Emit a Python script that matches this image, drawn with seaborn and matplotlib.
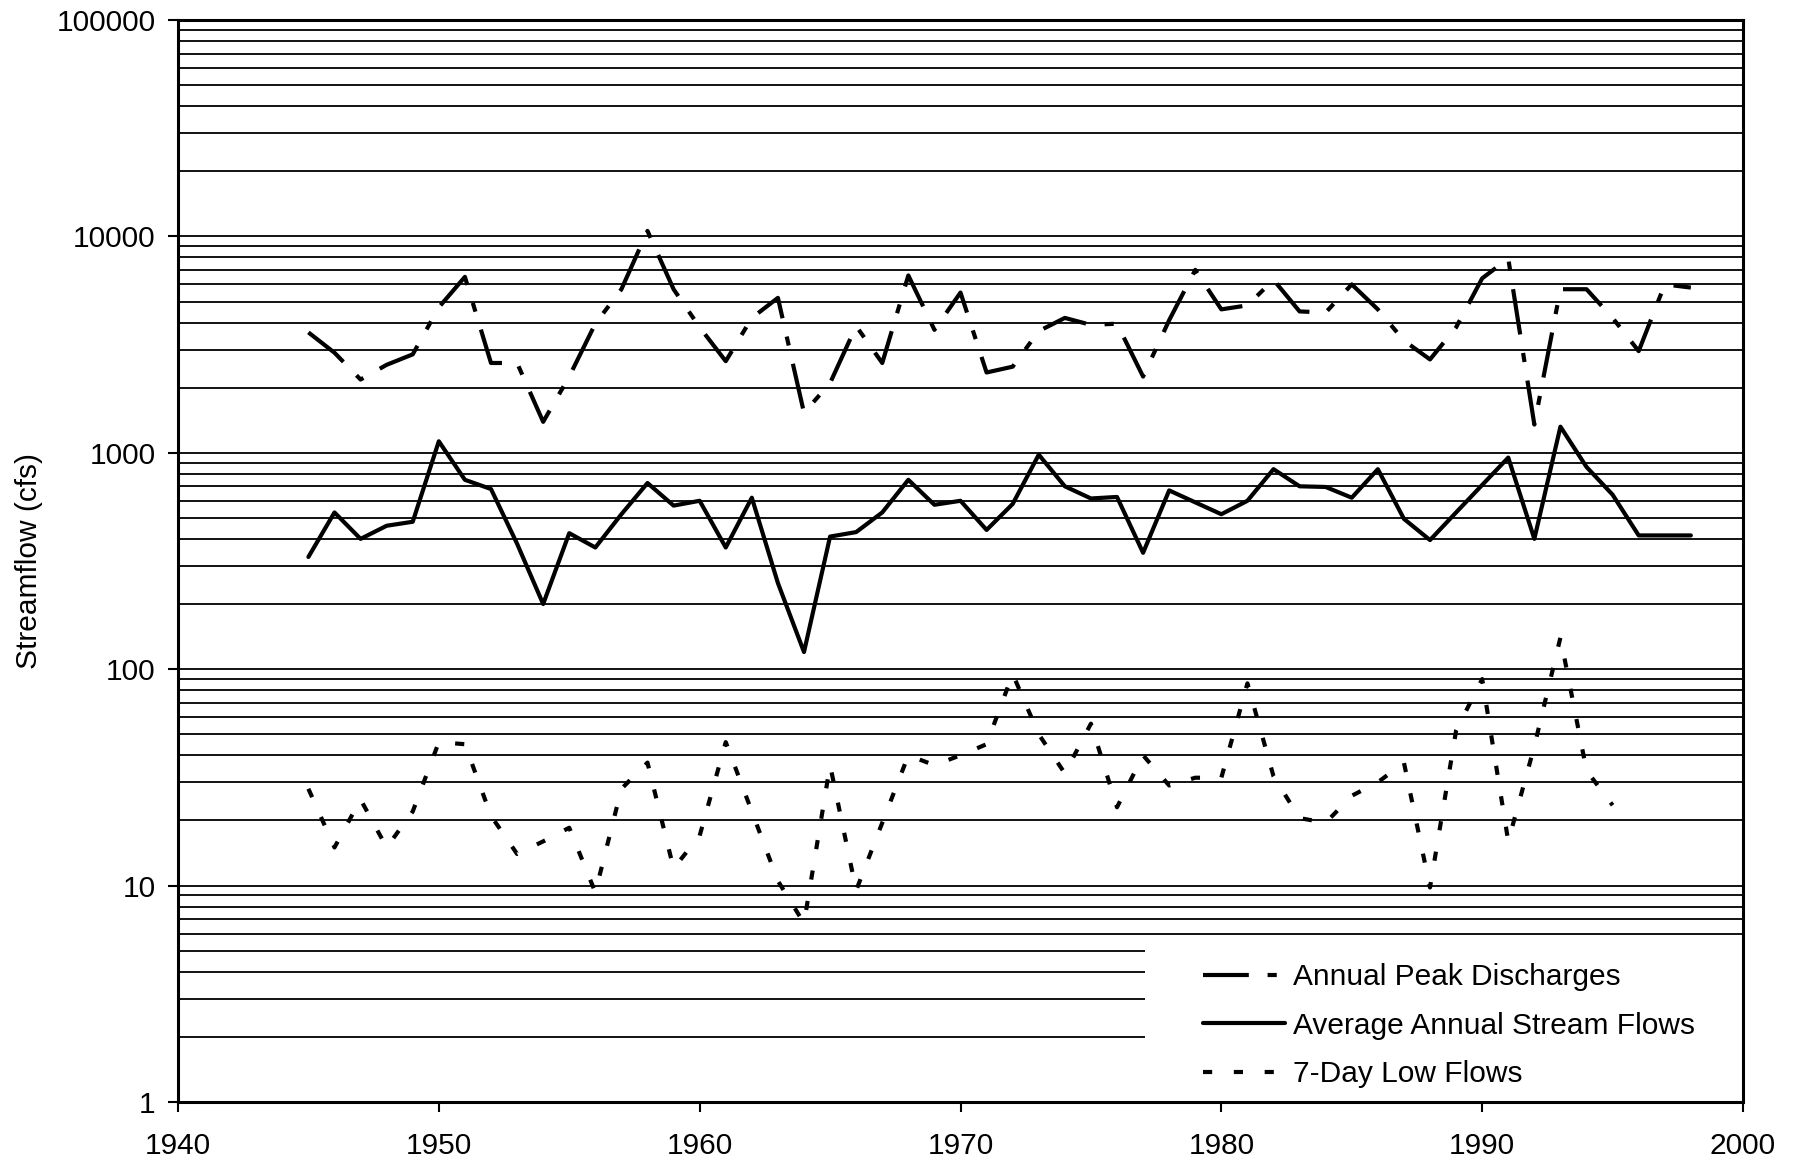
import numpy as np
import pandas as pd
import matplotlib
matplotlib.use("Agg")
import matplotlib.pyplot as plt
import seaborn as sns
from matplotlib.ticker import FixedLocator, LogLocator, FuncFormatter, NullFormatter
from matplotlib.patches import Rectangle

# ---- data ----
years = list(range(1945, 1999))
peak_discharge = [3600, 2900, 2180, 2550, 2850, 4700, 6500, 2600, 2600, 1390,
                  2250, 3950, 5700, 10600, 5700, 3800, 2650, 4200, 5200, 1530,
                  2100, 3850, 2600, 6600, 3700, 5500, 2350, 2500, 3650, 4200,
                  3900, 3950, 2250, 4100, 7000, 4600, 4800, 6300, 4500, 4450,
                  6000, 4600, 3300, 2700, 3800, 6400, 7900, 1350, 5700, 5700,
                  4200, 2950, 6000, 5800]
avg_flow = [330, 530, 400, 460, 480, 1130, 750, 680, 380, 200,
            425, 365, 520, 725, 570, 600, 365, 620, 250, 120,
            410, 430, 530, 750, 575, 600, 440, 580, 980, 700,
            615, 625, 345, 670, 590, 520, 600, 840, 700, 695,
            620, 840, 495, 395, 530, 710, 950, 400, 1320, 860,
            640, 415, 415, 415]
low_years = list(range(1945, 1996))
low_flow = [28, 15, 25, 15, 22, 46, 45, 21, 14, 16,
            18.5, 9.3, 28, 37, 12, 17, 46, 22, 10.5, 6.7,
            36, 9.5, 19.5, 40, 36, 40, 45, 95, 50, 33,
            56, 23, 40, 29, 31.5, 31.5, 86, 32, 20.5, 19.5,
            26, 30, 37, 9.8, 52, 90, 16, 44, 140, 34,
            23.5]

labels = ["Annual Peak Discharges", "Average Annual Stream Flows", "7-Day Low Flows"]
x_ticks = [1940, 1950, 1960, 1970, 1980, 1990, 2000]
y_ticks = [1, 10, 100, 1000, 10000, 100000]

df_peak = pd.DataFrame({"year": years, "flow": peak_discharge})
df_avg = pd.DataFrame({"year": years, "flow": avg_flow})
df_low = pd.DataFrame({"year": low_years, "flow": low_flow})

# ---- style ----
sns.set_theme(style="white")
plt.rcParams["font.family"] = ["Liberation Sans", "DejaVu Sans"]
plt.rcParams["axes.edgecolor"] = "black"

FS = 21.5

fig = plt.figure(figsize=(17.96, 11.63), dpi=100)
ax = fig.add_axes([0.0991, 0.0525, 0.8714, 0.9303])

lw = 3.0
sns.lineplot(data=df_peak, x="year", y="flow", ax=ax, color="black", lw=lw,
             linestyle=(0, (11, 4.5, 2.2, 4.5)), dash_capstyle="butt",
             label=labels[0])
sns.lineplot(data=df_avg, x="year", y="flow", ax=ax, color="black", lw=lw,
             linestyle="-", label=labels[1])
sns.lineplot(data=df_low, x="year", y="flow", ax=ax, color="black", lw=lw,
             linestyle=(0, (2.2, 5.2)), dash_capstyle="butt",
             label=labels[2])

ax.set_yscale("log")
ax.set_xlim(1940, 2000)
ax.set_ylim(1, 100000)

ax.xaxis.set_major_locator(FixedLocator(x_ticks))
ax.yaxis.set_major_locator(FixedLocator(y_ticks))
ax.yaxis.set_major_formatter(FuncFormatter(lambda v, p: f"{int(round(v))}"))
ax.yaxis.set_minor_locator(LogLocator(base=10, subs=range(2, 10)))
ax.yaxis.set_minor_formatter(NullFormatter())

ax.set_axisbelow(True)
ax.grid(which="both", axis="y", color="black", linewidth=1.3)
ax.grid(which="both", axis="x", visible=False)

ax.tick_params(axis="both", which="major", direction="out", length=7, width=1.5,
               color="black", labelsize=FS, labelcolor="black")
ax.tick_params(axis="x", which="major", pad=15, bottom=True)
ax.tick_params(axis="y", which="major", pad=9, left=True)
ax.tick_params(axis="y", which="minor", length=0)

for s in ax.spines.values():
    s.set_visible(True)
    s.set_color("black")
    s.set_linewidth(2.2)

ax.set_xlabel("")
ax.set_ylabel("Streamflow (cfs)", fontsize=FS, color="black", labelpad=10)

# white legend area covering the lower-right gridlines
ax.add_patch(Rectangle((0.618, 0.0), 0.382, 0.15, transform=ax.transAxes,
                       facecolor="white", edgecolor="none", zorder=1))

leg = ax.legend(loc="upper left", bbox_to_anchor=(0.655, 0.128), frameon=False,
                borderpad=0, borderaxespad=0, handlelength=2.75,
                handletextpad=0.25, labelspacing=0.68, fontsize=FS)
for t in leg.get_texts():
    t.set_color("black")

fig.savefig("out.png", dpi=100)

BRIEF >> Write down every line from the opening of the listing to the line with "from matplotlib.patches import Rectangle", both included, and nothing else; the pictures are omitted.

TASK OUTPUT >>
Emit a Python script that matches this image, drawn with seaborn and matplotlib.
import numpy as np
import pandas as pd
import matplotlib
matplotlib.use("Agg")
import matplotlib.pyplot as plt
import seaborn as sns
from matplotlib.ticker import FixedLocator, LogLocator, FuncFormatter, NullFormatter
from matplotlib.patches import Rectangle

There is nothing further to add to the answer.